[Saved entries]
Begin

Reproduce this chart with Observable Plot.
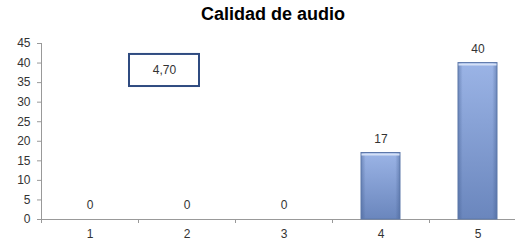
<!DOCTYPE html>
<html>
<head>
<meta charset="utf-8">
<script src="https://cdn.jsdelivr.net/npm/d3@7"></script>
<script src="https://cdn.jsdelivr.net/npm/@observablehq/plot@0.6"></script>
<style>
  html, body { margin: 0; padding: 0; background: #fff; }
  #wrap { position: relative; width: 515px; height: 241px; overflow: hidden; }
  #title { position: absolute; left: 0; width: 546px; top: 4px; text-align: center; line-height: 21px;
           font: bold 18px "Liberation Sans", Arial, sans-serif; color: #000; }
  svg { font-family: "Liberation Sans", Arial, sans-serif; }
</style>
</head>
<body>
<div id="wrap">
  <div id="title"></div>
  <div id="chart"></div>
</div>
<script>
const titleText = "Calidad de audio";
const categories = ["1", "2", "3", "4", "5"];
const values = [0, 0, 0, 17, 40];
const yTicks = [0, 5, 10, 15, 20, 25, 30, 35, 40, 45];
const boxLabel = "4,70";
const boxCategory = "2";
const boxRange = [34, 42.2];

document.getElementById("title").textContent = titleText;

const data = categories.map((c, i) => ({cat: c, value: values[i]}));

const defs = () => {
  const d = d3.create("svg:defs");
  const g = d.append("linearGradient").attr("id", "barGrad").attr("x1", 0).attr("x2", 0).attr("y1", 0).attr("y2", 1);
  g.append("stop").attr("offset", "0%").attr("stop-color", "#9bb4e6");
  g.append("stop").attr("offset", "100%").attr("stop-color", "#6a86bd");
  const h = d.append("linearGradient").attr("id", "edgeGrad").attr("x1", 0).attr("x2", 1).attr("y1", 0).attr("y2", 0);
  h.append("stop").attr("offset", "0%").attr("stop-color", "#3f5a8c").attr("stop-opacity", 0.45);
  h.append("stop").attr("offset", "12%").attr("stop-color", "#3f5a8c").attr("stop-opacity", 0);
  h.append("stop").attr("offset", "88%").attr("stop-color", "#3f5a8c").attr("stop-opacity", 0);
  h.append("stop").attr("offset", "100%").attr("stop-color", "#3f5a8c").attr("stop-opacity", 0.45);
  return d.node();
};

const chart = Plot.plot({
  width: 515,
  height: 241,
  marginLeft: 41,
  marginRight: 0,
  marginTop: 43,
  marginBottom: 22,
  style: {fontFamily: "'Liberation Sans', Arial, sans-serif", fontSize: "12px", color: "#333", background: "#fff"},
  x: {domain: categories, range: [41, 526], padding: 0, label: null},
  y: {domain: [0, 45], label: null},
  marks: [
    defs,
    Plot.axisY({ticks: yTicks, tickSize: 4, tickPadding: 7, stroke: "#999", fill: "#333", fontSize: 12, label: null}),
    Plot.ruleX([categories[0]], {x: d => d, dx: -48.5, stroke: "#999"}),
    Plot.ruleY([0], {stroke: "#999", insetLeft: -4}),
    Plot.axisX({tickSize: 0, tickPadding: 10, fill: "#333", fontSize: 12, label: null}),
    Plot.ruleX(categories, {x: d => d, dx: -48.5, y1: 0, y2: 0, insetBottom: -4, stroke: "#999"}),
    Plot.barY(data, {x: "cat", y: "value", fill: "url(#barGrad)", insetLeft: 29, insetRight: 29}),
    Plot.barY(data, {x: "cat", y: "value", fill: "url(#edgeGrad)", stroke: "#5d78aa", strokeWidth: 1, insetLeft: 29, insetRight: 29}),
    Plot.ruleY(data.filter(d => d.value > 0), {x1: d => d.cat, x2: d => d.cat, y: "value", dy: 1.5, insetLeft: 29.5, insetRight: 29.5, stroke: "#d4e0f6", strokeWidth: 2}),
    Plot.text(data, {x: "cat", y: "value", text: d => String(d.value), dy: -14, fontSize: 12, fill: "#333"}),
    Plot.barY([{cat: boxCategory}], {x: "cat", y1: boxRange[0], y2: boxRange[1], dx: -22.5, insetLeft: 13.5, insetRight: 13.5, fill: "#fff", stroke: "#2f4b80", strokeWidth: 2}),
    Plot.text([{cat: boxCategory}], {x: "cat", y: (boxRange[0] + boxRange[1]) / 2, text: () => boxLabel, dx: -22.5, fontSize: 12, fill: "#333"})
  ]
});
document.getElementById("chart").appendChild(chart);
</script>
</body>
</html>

End
Begin

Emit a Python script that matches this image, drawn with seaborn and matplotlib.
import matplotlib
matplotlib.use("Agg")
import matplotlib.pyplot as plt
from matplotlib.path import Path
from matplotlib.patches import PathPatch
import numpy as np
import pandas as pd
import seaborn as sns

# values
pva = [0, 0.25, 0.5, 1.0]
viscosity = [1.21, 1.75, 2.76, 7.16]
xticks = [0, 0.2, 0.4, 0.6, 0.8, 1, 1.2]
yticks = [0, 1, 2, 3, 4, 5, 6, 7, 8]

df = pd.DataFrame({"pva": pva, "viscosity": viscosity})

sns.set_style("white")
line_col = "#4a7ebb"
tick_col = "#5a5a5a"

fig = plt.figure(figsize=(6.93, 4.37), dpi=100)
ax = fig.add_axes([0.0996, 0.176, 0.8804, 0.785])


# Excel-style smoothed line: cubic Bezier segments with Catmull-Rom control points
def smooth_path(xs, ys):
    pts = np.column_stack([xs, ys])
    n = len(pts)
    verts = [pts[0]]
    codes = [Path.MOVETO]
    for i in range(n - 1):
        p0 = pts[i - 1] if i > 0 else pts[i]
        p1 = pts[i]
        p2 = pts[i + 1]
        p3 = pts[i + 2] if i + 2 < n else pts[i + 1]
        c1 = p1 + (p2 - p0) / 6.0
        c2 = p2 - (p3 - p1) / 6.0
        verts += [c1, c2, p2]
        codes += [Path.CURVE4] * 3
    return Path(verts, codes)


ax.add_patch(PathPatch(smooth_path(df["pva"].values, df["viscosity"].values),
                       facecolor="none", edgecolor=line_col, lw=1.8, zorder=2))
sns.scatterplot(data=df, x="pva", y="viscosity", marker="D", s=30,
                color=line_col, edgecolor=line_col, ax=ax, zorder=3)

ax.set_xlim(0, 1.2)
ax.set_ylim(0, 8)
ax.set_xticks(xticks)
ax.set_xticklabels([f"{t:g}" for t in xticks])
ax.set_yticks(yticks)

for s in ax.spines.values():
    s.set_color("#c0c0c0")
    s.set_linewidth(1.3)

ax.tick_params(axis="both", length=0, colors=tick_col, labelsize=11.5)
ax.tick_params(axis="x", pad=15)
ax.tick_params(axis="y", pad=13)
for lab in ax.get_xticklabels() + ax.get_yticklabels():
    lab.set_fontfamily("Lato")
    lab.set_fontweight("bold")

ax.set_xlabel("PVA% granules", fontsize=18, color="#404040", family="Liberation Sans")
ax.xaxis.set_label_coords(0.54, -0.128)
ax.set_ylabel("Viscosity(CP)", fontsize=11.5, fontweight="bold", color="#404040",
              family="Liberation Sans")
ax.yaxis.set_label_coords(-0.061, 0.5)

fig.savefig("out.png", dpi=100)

End

Locate the string "chart" in the listing above and copy every line where it occurs.

_Complete output_
Reproduce this chart with Observable Plot.
  <div id="chart"></div>
const chart = Plot.plot({
document.getElementById("chart").appendChild(chart);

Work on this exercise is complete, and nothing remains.